About five years ago, an American named Cary Fowler decided to do something on a grander scale: lead the construction of the world's first "global seed vault," containing backup copies of all the seeds stored in the national vaults. Why? Because genetic diversity in food-bearing plants is shrinking just as it's growing critically important. The math is highly unfavorable. Global population is skyrocketing, which will continue to put tremendous strains on our food supply. And yet the tools for growing that food supply are quickly dwindling.

Why is this important? Because plant genes form the "palette" from which you can develop fruit, vegetable, grain, legume, nut and rice strains that can survive extreme weather conditions and stave off nasty insects or fungi. To form a clumsy double-metaphor, it just so happens that when it comes to plant-based food, putting all your eggs on one basket can burn you. The Irish learned this in 1845, when the Phytophthora infestans fungus killed the tuber potato crop on which they had become totally dependent (also known as the Potato Famine). If you don't have the genetic palette to plant or create new resistant varieties of a plant ... and you're dealing with massive global climate change that affect soils, water supplies and the presence and migrations of fungi and bugs ... then you're basically on a road to disaster.

How much has our genetic palette diminished over the last hundred years? Consider this: A century ago, U.S. seed banks contained 307 varieties of sweet corn. Today, there are 12. I took that from this graphic, which should scare you.

So Cary Fowler's ("Fowler is an anagram for "flower," BTW ... go figure) Global Seed Vault was born in 2008 in the Norwegian town of Spitsbergen, which sits on the chain of arctic islands known at Svalbard, just 600 miles from the North Pole. Drilled 500 feet into a mountain, the vault is approaching 1 million seed varieties from around the world. It has already helped replenish seed banks in places like Iraq and Afghanistan (our wars led to looting) and the Philippines (flood and fire has destroyed existing depositories).
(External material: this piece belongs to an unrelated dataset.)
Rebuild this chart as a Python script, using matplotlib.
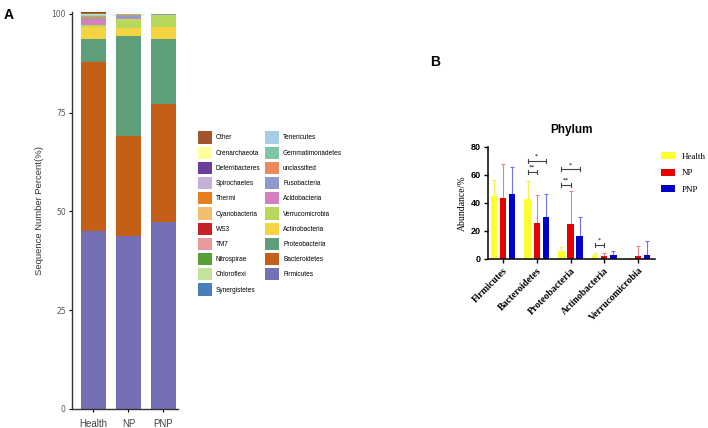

Svalbard is built in a low-seismic, volcano-free zone, where the climate is amenable to preserving seeds and surviving nuclear war, the complete melting of the polar ice caps, and even an asteroid strike.

So back to my script. It started with a simple idea: What if the construction crew that was building the Svalbard seed vault stumbled on an existing vault in the exact same place, filled with seeds that no one has ever seen before? And that, my friends, is where the story begins.